Did they figure out what we should replace it with? Was it a consistent approval that we should just go with the one-parent rule, or was that mentioned at all in the resolution?

8:40 a.m.

Assembly of First Nations

National Chief Cindy Woodhouse Nepinak

I'm going to have Drew answer that.

8:40 a.m.

Partner, MLT Aikins

Drew Lafond

In conversations with the assembly at the time—this was December when the resolution was passed, and it was right around the time that the Senate was considering draft Bill S-2, just after they had received the report from its committee—the question, the very one you asked, resonated with a lot of first nations, but you won't find any solution or you won't find any concrete step forward set out in the resolution that was passed by the chiefs in assembly back in December.

Jaime Battiste Liberal Cape Breton—Canso—Antigonish, NS

Thank you.

Grand Chief Wilson, do you think we should have a solution that comes from the grassroots first nations communities in terms of how we replace subsections 6(1) and 6(2) with something that's created by the first nations themselves? Do you feel that would be an important process that we could undertake, or do you believe we should apply the Senate's solution to every single community, whether they like it or not?

8:45 a.m.

Assembly of Manitoba Chiefs

Grand Chief Kyra Wilson

Thank you, Jaime.

I would definitely say that each community needs to have input in consultation on this process. We have been talking about this for years. We've talked about solutions and what that engagement would look like.

We understand our membership currently. Different nations have different membership lists. I believe it's section 10 or section 11 that speaks to the different membership lists that communities have.

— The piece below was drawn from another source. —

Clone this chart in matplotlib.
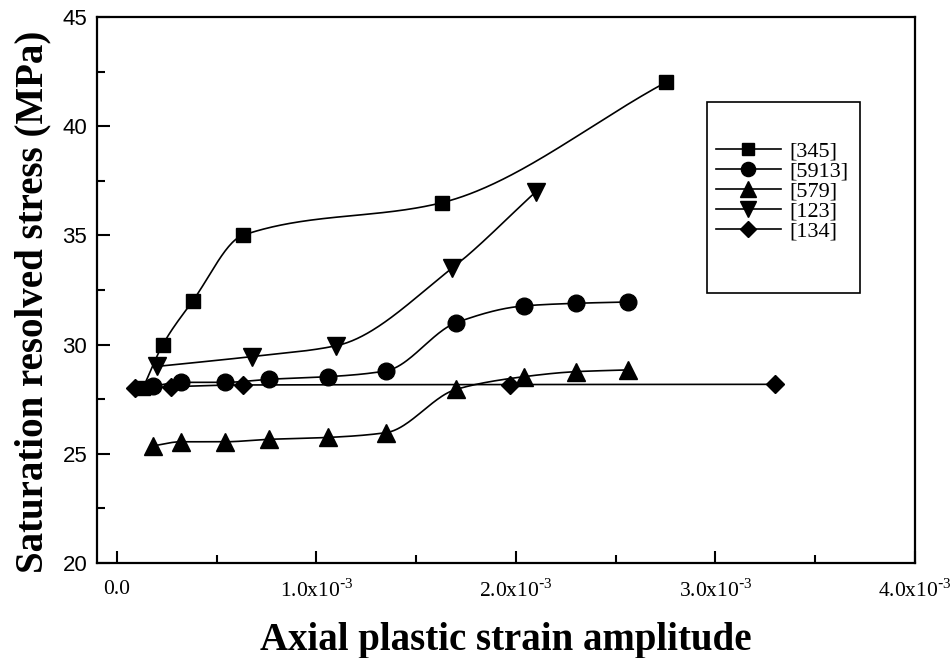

We also have a process right now. Even when I was chief, if a community member wanted to transfer into our nation, they had to go through a process that did include approval from chief and council. There are already processes in place that would allow for this work to happen and to continue.

Obviously, Bill S-2 is a first step. This is not the end. There is a process that we need to undertake as first nations people to ensure that our laws and our rights are being recognized within legislation.

Jaime Battiste Liberal Cape Breton—Canso—Antigonish, NS

Thank you for bringing up section 10 and section 11, because I brought that up with Indigenous Services Canada, when I asked why we don't, as a federal government, just accept it when a community goes through the process of creating a membership guideline and their own custom lists. It's within their jurisdiction to do so under the United Nations Declaration on the Rights of Indigenous Peoples, article 3, so why don't we just accept that?

As a first and guiding step, do you think an option should be that if a community accepts community members as part of their section code, our federal government should recognize them as status?

8:45 a.m.

Assembly of Manitoba Chiefs

Grand Chief Kyra Wilson

I do, absolutely.

We have a right as first nations to provide whatever lists of our membership we see fit, and the government needs to recognize that and respect it.

Jaime Battiste Liberal Cape Breton—Canso—Antigonish, NS

National Chief, I'll come back to you.

One of my concerns is that as much as I respect the processes of Parliament and the Senate, I do not feel that any parliamentary committee or Senate committee should be able to bind communities to changes to the Indian Act without their approval.

Do you feel that whatever we determine on this in terms of the solution for second generation should be optional for communities, or do you believe that Parliament has the ability to make a one-size-fits-all approach?